World Bank plans $100 million fund for Zimbabwe

HARARE (Reuters) - The World Bank said on Wednesday it planned to raise up to $100 million to help Zimbabwe fund economic reforms, in its first such initiative in the southern African country for 15 years. Zimbabwe has not received direct budget support from the World Bank and other multilateral institutions since 1999, following disputes over unpaid debts and policy differences with President Robert Mugabe's government. The move follows a thawing in relations between Western nations and Zimbabwe, which has renewed a staff programme with the International Monetary Fund and saw the European Union lift sanctions imposed more than a decade ago.
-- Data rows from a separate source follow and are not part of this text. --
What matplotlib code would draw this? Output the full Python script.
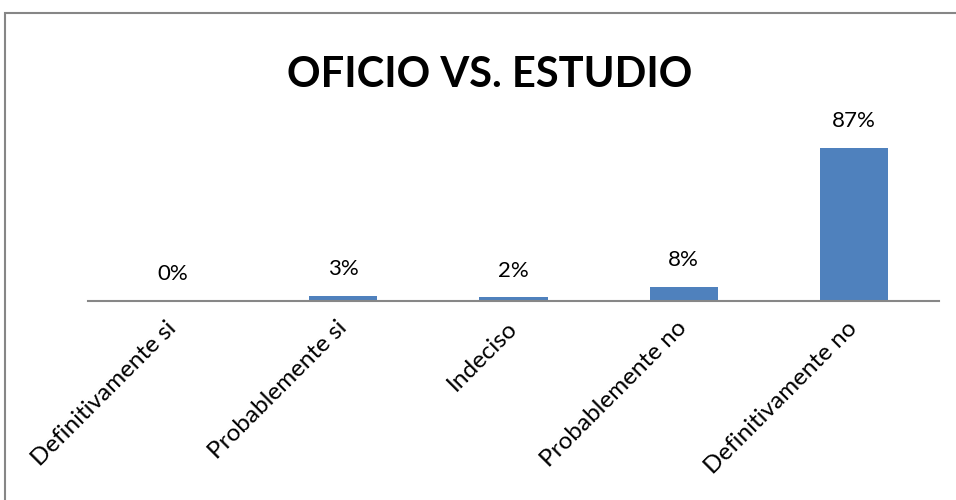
import matplotlib.pyplot as plt
from matplotlib.patches import Rectangle

# datos
categorias = ['Definitivamente si', 'Probablemente si', 'Indeciso',
              'Probablemente no', 'Definitivamente no']
porcentajes = [0, 3, 2, 8, 87]
etiquetas = ['0%', '3%', '2%', '8%', '87%']

plt.rcParams['font.family'] = ['Lato', 'DejaVu Sans']

fig = plt.figure(figsize=(9.56, 5), dpi=100)
ax = fig.add_axes([88/956, 1-301/500, (939-88)/956, (301-125)/500])

x = range(len(categorias))
ax.bar(x, [p/100 for p in porcentajes], width=0.4, color='#4F81BD')

for i, p in enumerate(porcentajes):
    ax.annotate(etiquetas[i], (i, p/100), xytext=(0, 12), textcoords='offset points',
                ha='center', va='bottom', fontsize=16)

ax.set_xlim(-0.5, len(categorias) - 0.5)
ax.set_ylim(0, 1)
ax.set_yticks([])
ax.set_xticks(list(x))
ax.set_xticklabels(categorias, rotation=45, ha='right', va='center',
                   rotation_mode='anchor', fontsize=17.5)
ax.tick_params(axis='x', length=0, pad=17)
for s in ['top', 'right', 'left']:
    ax.spines[s].set_visible(False)
ax.spines['bottom'].set_color('#878787')
ax.spines['bottom'].set_linewidth(1.5)

fig.text(490/956, 1-75/500, 'OFICIO VS. ESTUDIO', ha='center', va='center',
         fontsize=30, fontweight='bold')

# marco del grafico
fig.patches.append(Rectangle((5/956, -0.1), 2, 1-13/500+0.1, transform=fig.transFigure,
                             fill=False, edgecolor='#868686', linewidth=1.5))

fig.savefig('out.png', dpi=100)
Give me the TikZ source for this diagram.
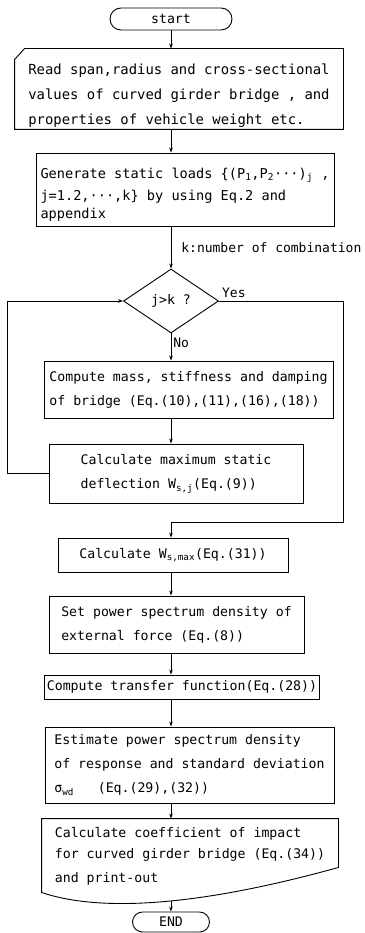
\documentclass[tikz,border=0pt]{standalone}
\usepackage{fontspec}
\setmainfont{DejaVu Sans Mono}
\usetikzlibrary{shapes.geometric}
\usetikzlibrary{arrows.meta}

\begin{document}
\begin{tikzpicture}[x=1pt, y=-1pt,
        box/.style={draw, line width=0.9pt, align=left, inner xsep=2pt, inner ysep=2pt,
            font=\fontsize{13.2}{24}\selectfont},
        term/.style={draw, line width=0.9pt, rounded corners=10pt, inner sep=0pt,
            font=\fontsize{13.2}{16}\selectfont},
        flow/.style={line width=0.7pt, -{Stealth[length=5pt, width=3.5pt]}},
        lbl/.style={inner sep=0pt, font=\fontsize{13}{16}\selectfont}
    ]
        \useasboundingbox (0, 0) rectangle (364, 933);

        \node[term, minimum width=122pt, minimum height=22pt, rounded corners=11pt] (start) at (171, 19) {start};

        \node[box, draw=none, inner ysep=0pt, minimum width=328pt, minimum height=80pt, font=\fontsize{13.9}{25}\selectfont] (read) at (179, 89)
            {\rule{0pt}{24pt}Read span,radius and cross-sectional\\ values of curved girder bridge , and\\ properties of vehicle weight etc.};
        \draw[line width=0.9pt] ([yshift=-11pt]read.north west) -- ([xshift=10pt]read.north west) -- (read.north east)
            -- (read.south east) -- (read.south west) -- cycle;

        \node[box, minimum width=298pt, minimum height=73pt, font=\fontsize{13.6}{22}\selectfont] (gen) at (185, 189.5)
            {\rule{0pt}{21pt}Generate static loads \{(P\textsubscript{1},P\textsubscript{2}···)\textsubscript{j} ,\\ j=1.2,···,k\} by using Eq.2 and\\[-4pt] appendix};

        \node[diamond, draw, line width=0.9pt, aspect=1.5, minimum width=95pt, minimum height=64pt, inner sep=0pt,
            font=\fontsize{13.2}{16}\selectfont] (test) at (171, 301) {j>k ?};
        \node[lbl, anchor=south west] (yes) at ([xshift=3pt, yshift=3pt]test.east) {Yes};

        \node[box, minimum width=289pt, minimum height=57pt] (mass) at (188.5, 389.5)
            {Compute mass, stiffness and damping\\ of bridge (Eq.(10),(11),(16),(18))};
        \node[box, minimum width=254pt, minimum height=59pt] (defl) at (176, 473.5)
            {Calculate maximum static\\ deflection W\textsubscript{s,j}(Eq.(9))};
        \node[box, minimum width=230pt, minimum height=34pt] (wmax) at (173, 555)
            {Calculate W\textsubscript{s,max}(Eq.(31))};
        \node[box, minimum width=255pt, minimum height=57pt] (psd) at (176.5, 624.5)
            {Set power spectrum density of\\ external force (Eq.(8))};
        \node[box, minimum width=272pt, minimum height=24pt] (trans) at (182, 687)
            {Compute transfer function(Eq.(28))};
        \node[box, minimum width=289pt, minimum height=76pt] (est) at (189.5, 765)
            {Estimate power spectrum density\\ of response and standard deviation\\ σ\textsubscript{wd}\ \ \ (Eq.(29),(32))};

        \node[box, draw=none, minimum width=296pt, minimum height=74pt, font=\fontsize{13.2}{21}\selectfont] (impact) at (190, 856)
            {Calculate coefficient of impact\\ for curved girder bridge (Eq.(34))\\[3pt] and print-out};
        \draw[line width=0.9pt] (impact.north west) -- (impact.north east) -- ([yshift=26pt]impact.south east)
            .. controls ([xshift=178pt, yshift=-7pt]impact.south west) and ([xshift=68pt, yshift=-22pt]impact.south west)
            .. ([yshift=1pt]impact.south west) coordinate[pos=0.5] (impbot) -- cycle;

        \node[term, minimum width=77pt, minimum height=20pt] (endn) at (171, 922) {END};

        \coordinate (yesturn) at (343, 522);
        \coordinate (noturn) at (7, 473.5);

        \draw[flow] (start.south) -- (read.north -| start.south);
        \draw[flow] (read.south -| test.north) -- (gen.north -| test.north);
        \draw[flow] (gen.south -| test.north) -- node[lbl, anchor=west, xshift=10pt] {k:number of combination} (test.north);
        \draw[flow] (test.south) -- node[lbl, anchor=west, xshift=2pt, pos=0.36] {No} (mass.north -| test.south);
        \draw[flow] (mass.south -| test.south) -- (defl.north -| test.south);
        \draw[flow] (defl.west) -- (noturn) |- (test.west);
        \draw[flow] (test.east) -| (yesturn) -- (yesturn -| test.south) -- (wmax.north -| test.south);
        \draw[flow] (wmax.south -| test.south) -- (psd.north -| test.south);
        \draw[flow] (psd.south -| test.south) -- (trans.north -| test.south);
        \draw[flow] (trans.south -| test.south) -- (est.north -| test.south);
        \draw[flow] (est.south -| test.south) -- (impact.north -| test.south);
        \draw[flow] (impbot) -- (impbot |- endn.north);
    \end{tikzpicture}
\end{document}
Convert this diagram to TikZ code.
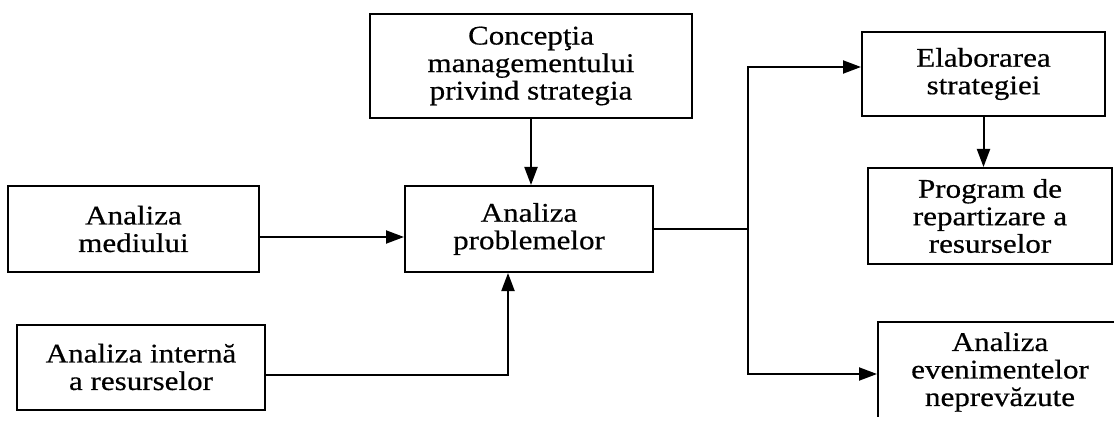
\documentclass[tikz,border=0pt]{standalone}
\usepackage{fontspec}
\setmainfont{Liberation Serif}[FakeStretch=1.15,FakeBold=0.5]
\usetikzlibrary{arrows.meta,calc}
\begin{document}
\begin{tikzpicture}[x=1pt,y=-1pt,
  box/.style={draw,line width=2pt,align=center,inner sep=0pt,
    font=\fontsize{27}{27.5}\selectfont},
  arr/.style={line width=2pt,-{Triangle[length=18pt,width=13pt]}},
  wire/.style={line width=2pt}]
\useasboundingbox (0,0) rectangle (1114,422);
\clip (0,0) rectangle (1114,416);
% boxes
\node[box,minimum width=322pt,minimum height=104pt] (conc) at (531,66)
  {Concepţia\\managementului\\privind strategia};
\node[box,minimum width=251pt,minimum height=86pt] (med) at (133.5,229)
  {Analiza\\mediului};
\node[box,minimum width=248pt,minimum height=86pt] (prob) at (529,229)
  {Analiza\\problemelor};
\node[box,minimum width=248pt,minimum height=85pt] (intern) at (141,367)
  {Analiza internă\\a resurselor};
\node[box,minimum width=243pt,minimum height=84pt] (elab) at (983.5,74)
  {Elaborarea\\strategiei};
\node[box,minimum width=244pt,minimum height=96pt] (prog) at (990,216)
  {Program de\\repartizare a\\resurselor};
\node[box,minimum width=244pt,minimum height=100pt] (even) at (1000,372)
  {Analiza\\evenimentelor\\neprevăzute};
% branch points
\coordinate (jtop) at (748,67);
\coordinate (jbot) at (748,374);
% connectors
\draw[arr] (conc.south) -- (conc.south |- prob.north);
\draw[arr] ([yshift=-8pt]med.east) -- ([yshift=-8pt]med.east -| prob.west);
\draw[arr] ([yshift=-8pt]intern.east) -| ([xshift=-21pt]prob.south);
\draw[wire] (prob.east) -- (prob.east -| jtop);
\draw[arr] (prob.east -| jtop) -- (jtop) -- (jtop -| elab.west);
\draw[arr] (prob.east -| jtop) -- (jbot) -- (jbot -| even.west);
\draw[arr] (elab.south) -- (elab.south |- prog.north);
\end{tikzpicture}
\end{document}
Khundavi Kadiresani, the World Bank's representative for Zimbabwe, Malawi and Zambia told reporters Western nations had pledged $44 million towards the Zimbabwe Reconstruction Fund and she expected the amount to reach $100 million in 2015. The World Bank had only provided technical assistance to Zimbabwe since 2011, but that was about to change, she said. "The main purpose of this fund, ZimRef, is basically to help us expand our activities here," Kadiresan said. "For the first time we will also have activities including investment projects." Finance Minister Patrick Chinamasa said he would use some of the money to reform money-losing state-owned companies and carry out an audit of workers employed by the government. Chinamasa said last month the state wage bill would take 81 percent of the government's total budget in 2015, leaving little for infrastructure.